Tuesday, January 11, 2005

2046

de Wong Kar-wai

Alguém disse que este filme de Wong Kar-Wai é deslumbrante (julgo que Eduardo Prado Coelho). Não podia eu estar mais de acordo. Contudo, gostaria de precisar de que deslumbramento se trata para mim. A palavra entrou na língua portuguesa por influência castelhana no século XVII e o exemplo que é dado do seu uso é interessante para o meu argumento: «O seu rostro...não deslumbra os olhos do corpo, senão que alegra os da alma». O seu significado é paradoxalmente muito encadeante, pelo que num primeiro entendimento confunde e não esclarece: “deslumbrar” significa turvar a vista de qualquer coisa pela acção de um excesso de luz; seduzir. Como seduzir significa o mor das vezes “enganar”, seríamos obrigados a dizer que o filme sendo deslumbrante é também mentiroso.
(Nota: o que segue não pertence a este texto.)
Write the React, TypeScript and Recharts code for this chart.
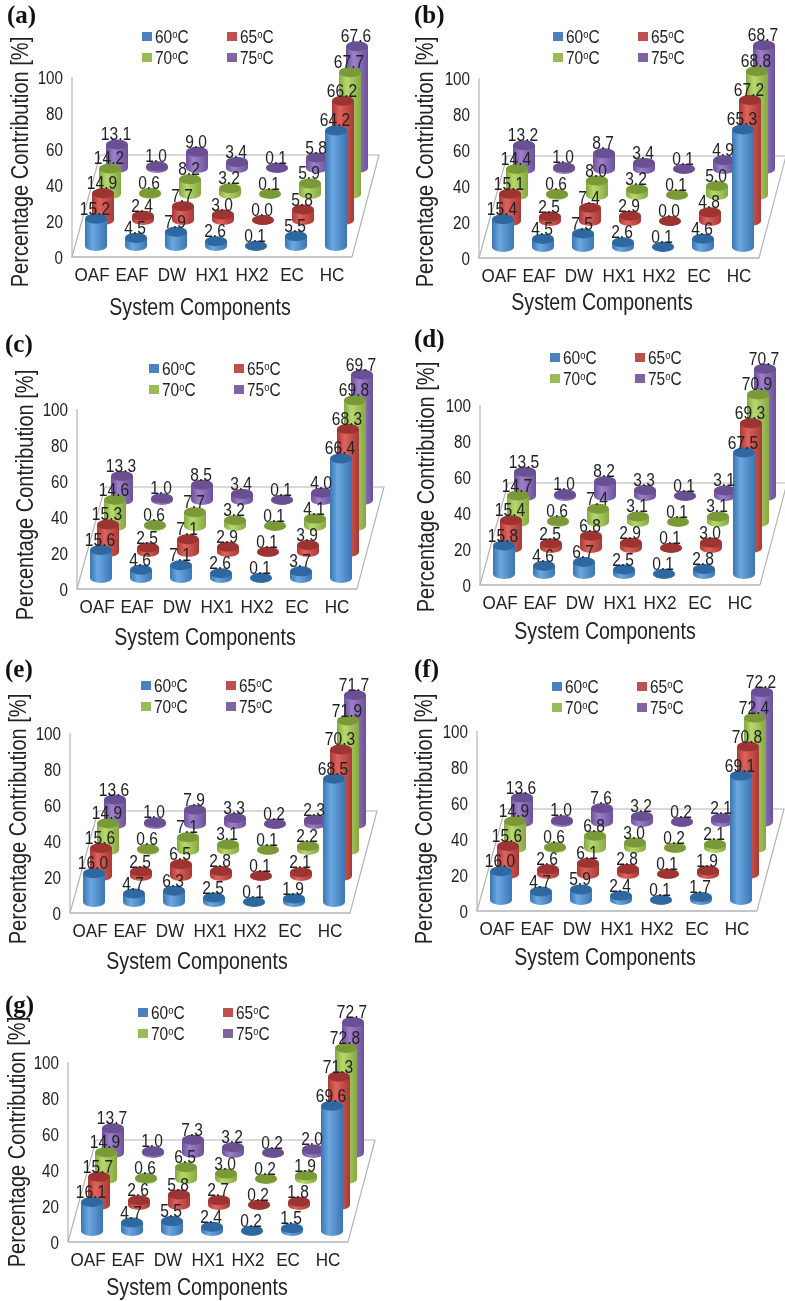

Contudo, nada nele é enganador ou falso. Se quisesse medir o grau de distância em relação à verdade subjectiva da nossa experiência do amor, que é o assunto central dos filmes de Wong Kar-Wai, diria que o filme anterior do realizador chinês, In the mood for love, se coloca muito mais ao nível da simples aparência que este 2046. Na verdade, num entendimento de senso comum da palavra “deslumbrante”, diria que o filme anterior é muito mais deslumbrante do que este, aqui integrado, por mim, numa expressão muito actual da melancolia como emoção. Acrescentaria que estética e filmicamente 2046 me parece ser a síntese de dois filmes muito diferentes, não pelo pensamento que lhes subjaz mas pela sua oficina fílmica: Fallen Angels (Anjos Caídos) e In the mood for love (Disponível para amar, ou o título dado no Brasil e muito mais adequado, Amor à Flor da Pele).
(a continuar)
Belacqua

2 Comments:

Anonymous Anonymous said...

"Antigamente, quando as pessoas queriam guardar um segredo, subiam a uma montanha, procuravam uma árvore, faziam nela um pequeno buraco, e depois aproximavam dele os seus lábios, e segredavam para o seu interior o segredo que desejavam que mais ninguém conhecesse.
De seguida, faziam uma pequena bola com terra, e tapavam o orifício da árvore, para que o segredo nunca mais saísse da árvore."
Esta pequena história, que o narrador conta no início do filme, parece-me ser a metáfora de tudo o que se vai passar em "2046".
Lol V. Stein

11:25 PM  
Anonymous Anonymous said...

Sim, parece-me de facto metáfora de tudo o que se vai passar em 2046, pois o buraco da árvore em que a confissão paira, vívida, esperando uma libertação, é também esse ano interior e utópico onde todas as experiências permanecem intocadas, como um perfume que, quando destapado o frasco, se exala como corpo rarefeito, reconstruível pelo sujeito que o aspira.